Tuesday, July 24, 2018

“The Tool of Vigilance”

(Thanks to Peggy for inspiration on this one)

"The Tool of Vigilance"

    The Bible does not indicate that Job ever knew about the Heavenly discourse between God and Satan that led to his grievous trial.

    "Now there was a day when the sons of God came to present themselves before the LORD, and Satan came also among them.  And the LORD said unto Satan, Whence comest thou?  Then Satan answered the LORD, and said, From going to and fro in the earth, and from walking up and down in it.  And the LORD said unto Satan, Hast thou considered My servant Job, that there is none like him in the earth, a perfect and an upright man, one that feareth God, and escheweth evil?" (Job 1:6-8).

    The narrative continues with the devil challenging the faithfulness of Job.  "He will curse Thee to Thy face" accused the devil regarding the possibility that suffering and loss would lead to the end of Job's devotion to God (Job 1:11; 2:5).  The Lord gave His servant into Satan's hand, leading to great destruction and loss of property, family, and health in Job's experience (and ultimately redemption).  Again, nothing in Scripture indicates that the man of God knew anything about the machinations in Heaven between the Lord and the devil that resulted in his sorrows.  Indeed, we cannot be sure if Job even knew that Satan existed.

    "Be sober, be vigilant; because your adversary the devil, as a roaring lion, walketh about, seeking whom he may devour, whom resist stedfast in the faith, knowing that the same afflictions are accomplished in your brethren that are in the world. But the God of all grace, who hath called us unto his eternal glory by Christ Jesus, after that ye have suffered a while, make you perfect, stablish, strengthen, settle you" (I Peter 5:8-10).

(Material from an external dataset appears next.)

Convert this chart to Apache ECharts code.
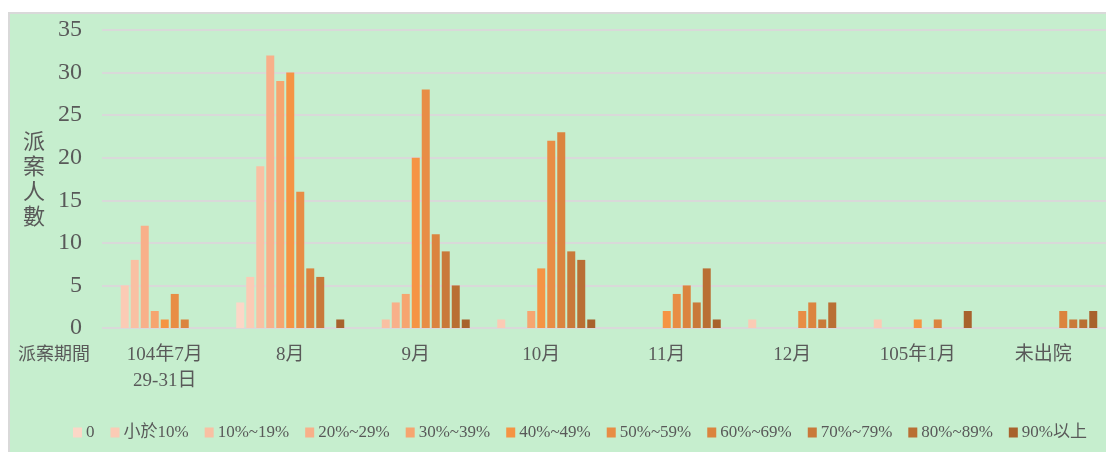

    Job very likely had no portion of the Bible.  He certainly did not have the Scriptures in their completed form that we so blessedly possess.  Thus, he could not know about the "roaring lion" who sought his harm.  He had no tool of vigilance such as God has given to us in His written Word.  Thankfully, Job ultimately overcame the devil's challenge.  He never cursed God to His face.  However, the narrative of Job reveals great ignorance of the Lord's ways, and the enemy's ploys.  He knew very little compared to the Light we possess in Scripture.  Thus, we bear far greater responsibility regarding both the knowledge of God, and the attacks of our adversary.  "Unto whomsoever much is given, of him shall be much required" (Luke 12:48).

    We read the Scriptures first and foremost to know our Lord, understand His truth, and relate to Him in loving faith and faithfulness.  "The Scriptures… testify of Me" (John 5:39).  However, we also ponder God's truth to prepare ourselves for vigilance regarding our "adversary the devil."  We cannot know all of His machinations, or of God's allowances regarding the devil's challenges.  If our name is mentioned in Heaven, we - like Job - are not there to hear it.  We can nevertheless know enough to overcome with far great insight than our brother Job long ago possessed.  Again, Job did not possess the tool of vigilance, the Bible.  We do.  Much has therefore been given to equip us to "fight the good fight of faith" (I Timothy 6:12).  Much shall be required.

"Ye are all the children of light, and the children of the day: we are not of the night, nor of darkness. Therefore let us not sleep, as do others; but let us watch and be sober.
(I Thessalonians 5:5-6)

Weekly Memory Verse
   Mercy and truth are met together; righteousness and peace have kissed each other.
(Psalm 85:10)

Monday, July 23, 2018

“Just and the Justifier”

"Just and the Justifier"

    "But there is forgiveness with Thee, that Thou mayest be feared" (Psalm 130:4).

    The Psalmist provides what seems to be a strange correlation in his declaration that God's forgiveness should elicit fear.  We might rather think - rightly - that the contemplation of Divine mercy should lead to thoughts of praise, thanksgiving, wonder, and a sense of adoring appreciation that our Lord is "ready to forgive and of plenteous mercy unto all them that call upon Thee" (Psalm 86:5).  However, the Hebrew word for fear in this passage, yare, means what it says, that is, to be afraid.  Thus, the proper consideration of Divine forgiveness must be accompanied by a solemn sensibility of the utmost seriousness regarding God'willingness to forgive and pardon sinners.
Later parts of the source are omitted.